_PROMPT_
Retype the entries, please, from their first line to the line containing "ind_leaders = [81, 78, 77, 44, 56, 54, 53, 38, 53]", exactly and only those lines, minus the pictures.

Code that draws figures
+ + +

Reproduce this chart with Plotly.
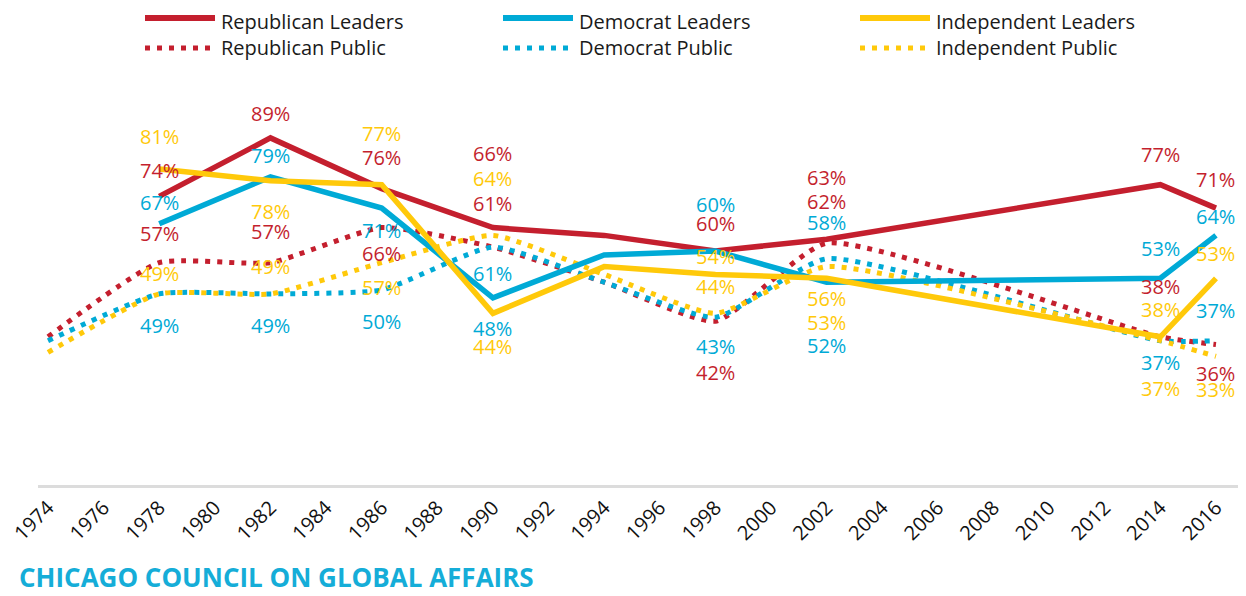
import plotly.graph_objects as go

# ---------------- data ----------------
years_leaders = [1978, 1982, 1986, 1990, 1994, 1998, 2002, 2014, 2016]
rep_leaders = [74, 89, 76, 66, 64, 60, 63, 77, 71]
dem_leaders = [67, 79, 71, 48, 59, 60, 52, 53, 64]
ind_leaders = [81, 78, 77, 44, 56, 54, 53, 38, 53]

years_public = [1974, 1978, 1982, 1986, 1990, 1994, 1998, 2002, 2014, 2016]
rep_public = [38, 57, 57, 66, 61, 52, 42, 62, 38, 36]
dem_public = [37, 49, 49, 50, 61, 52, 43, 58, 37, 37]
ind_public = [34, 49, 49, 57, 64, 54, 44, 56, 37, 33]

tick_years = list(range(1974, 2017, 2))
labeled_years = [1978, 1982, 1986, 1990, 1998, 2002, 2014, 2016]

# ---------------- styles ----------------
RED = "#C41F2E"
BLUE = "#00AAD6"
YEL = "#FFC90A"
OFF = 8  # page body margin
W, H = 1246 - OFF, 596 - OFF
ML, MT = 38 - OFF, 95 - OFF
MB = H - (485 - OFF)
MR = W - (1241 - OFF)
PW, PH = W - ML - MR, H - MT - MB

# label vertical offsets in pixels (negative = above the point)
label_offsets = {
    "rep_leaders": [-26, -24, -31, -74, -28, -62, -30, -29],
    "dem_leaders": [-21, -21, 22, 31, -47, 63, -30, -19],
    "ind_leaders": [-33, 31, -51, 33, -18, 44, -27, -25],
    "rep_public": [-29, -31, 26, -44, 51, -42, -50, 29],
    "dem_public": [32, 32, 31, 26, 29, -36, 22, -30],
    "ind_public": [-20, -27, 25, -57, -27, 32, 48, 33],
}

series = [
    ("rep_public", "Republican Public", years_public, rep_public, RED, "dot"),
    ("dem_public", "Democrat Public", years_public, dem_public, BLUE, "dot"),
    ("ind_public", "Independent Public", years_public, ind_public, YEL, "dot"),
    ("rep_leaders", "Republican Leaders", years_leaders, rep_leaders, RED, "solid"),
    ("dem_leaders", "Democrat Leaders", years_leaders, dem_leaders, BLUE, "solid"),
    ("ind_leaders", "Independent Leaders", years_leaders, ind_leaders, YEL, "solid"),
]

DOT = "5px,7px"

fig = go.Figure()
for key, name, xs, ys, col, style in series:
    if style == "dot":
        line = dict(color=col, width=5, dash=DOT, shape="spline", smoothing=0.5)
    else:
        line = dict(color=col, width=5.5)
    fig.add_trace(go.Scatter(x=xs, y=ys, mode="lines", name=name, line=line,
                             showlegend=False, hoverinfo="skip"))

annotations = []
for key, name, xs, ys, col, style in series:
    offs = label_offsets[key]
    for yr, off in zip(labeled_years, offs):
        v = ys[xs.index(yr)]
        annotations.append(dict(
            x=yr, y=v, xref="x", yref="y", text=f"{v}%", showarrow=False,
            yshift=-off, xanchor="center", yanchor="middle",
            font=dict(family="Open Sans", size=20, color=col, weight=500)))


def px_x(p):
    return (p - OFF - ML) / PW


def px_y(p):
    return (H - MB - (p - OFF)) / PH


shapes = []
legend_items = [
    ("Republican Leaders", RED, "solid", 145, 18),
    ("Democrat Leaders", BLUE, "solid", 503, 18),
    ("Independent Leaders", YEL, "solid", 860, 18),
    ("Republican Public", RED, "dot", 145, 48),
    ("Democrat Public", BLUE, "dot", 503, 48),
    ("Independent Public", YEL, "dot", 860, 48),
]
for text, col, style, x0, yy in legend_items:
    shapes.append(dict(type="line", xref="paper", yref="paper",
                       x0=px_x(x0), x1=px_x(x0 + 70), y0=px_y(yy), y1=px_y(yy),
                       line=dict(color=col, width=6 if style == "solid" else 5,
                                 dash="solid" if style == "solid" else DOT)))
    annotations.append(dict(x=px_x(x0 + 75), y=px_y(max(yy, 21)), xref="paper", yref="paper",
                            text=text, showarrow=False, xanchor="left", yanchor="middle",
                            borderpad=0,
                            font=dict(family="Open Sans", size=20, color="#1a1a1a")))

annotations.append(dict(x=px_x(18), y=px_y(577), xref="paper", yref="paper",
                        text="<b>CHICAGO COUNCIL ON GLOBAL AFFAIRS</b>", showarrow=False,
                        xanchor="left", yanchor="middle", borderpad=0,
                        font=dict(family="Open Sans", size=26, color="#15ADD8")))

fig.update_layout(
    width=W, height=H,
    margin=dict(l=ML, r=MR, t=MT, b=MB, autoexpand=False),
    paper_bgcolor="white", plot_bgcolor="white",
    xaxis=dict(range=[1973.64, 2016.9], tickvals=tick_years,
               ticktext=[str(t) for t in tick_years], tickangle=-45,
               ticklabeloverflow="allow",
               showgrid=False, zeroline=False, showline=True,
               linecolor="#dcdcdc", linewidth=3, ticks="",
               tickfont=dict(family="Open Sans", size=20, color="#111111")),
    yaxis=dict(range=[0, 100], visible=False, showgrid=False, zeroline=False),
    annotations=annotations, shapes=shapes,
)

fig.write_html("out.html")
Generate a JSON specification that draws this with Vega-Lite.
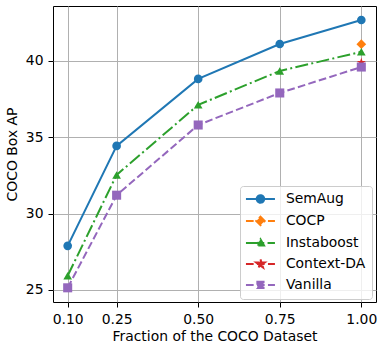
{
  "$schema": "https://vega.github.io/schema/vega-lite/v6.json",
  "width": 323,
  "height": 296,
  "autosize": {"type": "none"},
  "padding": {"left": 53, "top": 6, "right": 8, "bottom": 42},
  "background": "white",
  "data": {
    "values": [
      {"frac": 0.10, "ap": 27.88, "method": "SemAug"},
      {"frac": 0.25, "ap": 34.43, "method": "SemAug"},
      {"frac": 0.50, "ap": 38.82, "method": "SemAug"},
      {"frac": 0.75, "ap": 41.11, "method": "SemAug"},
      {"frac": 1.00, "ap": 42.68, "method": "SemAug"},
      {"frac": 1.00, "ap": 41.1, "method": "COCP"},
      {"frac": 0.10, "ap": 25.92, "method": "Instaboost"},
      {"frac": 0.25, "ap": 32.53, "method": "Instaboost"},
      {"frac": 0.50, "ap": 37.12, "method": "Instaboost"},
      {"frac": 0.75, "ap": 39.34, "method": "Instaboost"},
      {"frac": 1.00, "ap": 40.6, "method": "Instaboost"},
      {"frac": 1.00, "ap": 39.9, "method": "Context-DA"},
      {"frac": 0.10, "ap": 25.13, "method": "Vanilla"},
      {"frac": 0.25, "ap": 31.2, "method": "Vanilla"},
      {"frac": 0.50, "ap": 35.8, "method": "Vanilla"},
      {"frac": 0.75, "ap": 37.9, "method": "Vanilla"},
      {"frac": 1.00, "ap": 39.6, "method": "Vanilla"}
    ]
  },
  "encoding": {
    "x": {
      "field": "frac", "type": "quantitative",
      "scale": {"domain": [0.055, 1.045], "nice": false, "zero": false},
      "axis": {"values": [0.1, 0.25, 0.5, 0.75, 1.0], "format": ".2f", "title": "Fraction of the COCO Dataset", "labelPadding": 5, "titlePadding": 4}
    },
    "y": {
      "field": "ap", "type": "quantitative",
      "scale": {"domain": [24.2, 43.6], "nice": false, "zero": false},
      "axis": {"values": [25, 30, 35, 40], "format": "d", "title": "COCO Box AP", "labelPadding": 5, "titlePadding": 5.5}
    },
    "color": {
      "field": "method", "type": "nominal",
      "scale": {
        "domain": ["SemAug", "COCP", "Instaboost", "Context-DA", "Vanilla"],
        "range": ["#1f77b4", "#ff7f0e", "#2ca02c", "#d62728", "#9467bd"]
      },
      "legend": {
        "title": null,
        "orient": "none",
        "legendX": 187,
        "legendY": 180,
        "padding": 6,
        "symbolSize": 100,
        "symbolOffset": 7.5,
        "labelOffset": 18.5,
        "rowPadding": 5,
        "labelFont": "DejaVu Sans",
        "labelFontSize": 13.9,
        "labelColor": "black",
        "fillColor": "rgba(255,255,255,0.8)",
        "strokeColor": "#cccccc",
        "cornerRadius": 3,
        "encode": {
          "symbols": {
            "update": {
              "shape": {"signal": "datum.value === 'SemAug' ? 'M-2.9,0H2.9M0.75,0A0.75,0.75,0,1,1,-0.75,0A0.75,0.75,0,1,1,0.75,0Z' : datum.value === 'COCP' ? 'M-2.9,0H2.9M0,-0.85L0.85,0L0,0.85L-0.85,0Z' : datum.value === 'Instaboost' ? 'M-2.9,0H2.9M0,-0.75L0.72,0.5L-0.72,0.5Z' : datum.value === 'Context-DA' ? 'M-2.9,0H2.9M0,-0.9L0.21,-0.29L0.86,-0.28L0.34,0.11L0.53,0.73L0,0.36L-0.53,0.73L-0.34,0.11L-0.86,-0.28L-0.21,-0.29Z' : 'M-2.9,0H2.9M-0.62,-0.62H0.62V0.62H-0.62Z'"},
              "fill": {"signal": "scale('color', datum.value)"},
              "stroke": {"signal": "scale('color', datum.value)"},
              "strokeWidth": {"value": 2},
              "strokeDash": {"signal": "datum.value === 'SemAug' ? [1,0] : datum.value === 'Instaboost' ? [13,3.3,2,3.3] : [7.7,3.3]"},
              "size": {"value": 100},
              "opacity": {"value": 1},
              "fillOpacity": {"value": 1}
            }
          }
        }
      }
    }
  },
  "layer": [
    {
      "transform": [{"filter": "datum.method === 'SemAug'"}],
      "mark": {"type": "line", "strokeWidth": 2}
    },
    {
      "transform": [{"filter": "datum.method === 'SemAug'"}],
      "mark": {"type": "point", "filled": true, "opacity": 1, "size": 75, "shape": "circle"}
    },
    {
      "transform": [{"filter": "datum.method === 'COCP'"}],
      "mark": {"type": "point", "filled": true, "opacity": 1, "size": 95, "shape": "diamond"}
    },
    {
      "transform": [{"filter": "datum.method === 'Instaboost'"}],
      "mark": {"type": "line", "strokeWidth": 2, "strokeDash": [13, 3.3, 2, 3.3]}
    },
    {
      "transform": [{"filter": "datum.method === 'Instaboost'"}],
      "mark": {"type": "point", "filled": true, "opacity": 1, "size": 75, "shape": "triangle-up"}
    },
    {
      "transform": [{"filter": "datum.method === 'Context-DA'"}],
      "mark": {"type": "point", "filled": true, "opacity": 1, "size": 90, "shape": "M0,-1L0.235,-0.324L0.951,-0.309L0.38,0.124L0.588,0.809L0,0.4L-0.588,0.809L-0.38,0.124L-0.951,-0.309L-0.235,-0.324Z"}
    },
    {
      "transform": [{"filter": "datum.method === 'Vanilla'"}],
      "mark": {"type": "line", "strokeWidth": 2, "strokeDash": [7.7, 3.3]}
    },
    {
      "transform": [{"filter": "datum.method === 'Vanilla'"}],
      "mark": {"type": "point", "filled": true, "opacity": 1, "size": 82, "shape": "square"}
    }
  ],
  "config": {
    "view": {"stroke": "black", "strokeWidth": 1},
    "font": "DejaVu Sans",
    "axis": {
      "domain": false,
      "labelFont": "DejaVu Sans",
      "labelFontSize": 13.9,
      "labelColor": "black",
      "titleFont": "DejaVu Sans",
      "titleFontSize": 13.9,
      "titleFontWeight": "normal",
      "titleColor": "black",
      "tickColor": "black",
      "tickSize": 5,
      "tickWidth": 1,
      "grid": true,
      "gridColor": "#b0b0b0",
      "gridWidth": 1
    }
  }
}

+ + +

_CORRECT RESPONSE_
Reproduce this chart with Plotly.
import plotly.graph_objects as go

# ---------------- data ----------------
years_leaders = [1978, 1982, 1986, 1990, 1994, 1998, 2002, 2014, 2016]
rep_leaders = [74, 89, 76, 66, 64, 60, 63, 77, 71]
dem_leaders = [67, 79, 71, 48, 59, 60, 52, 53, 64]
ind_leaders = [81, 78, 77, 44, 56, 54, 53, 38, 53]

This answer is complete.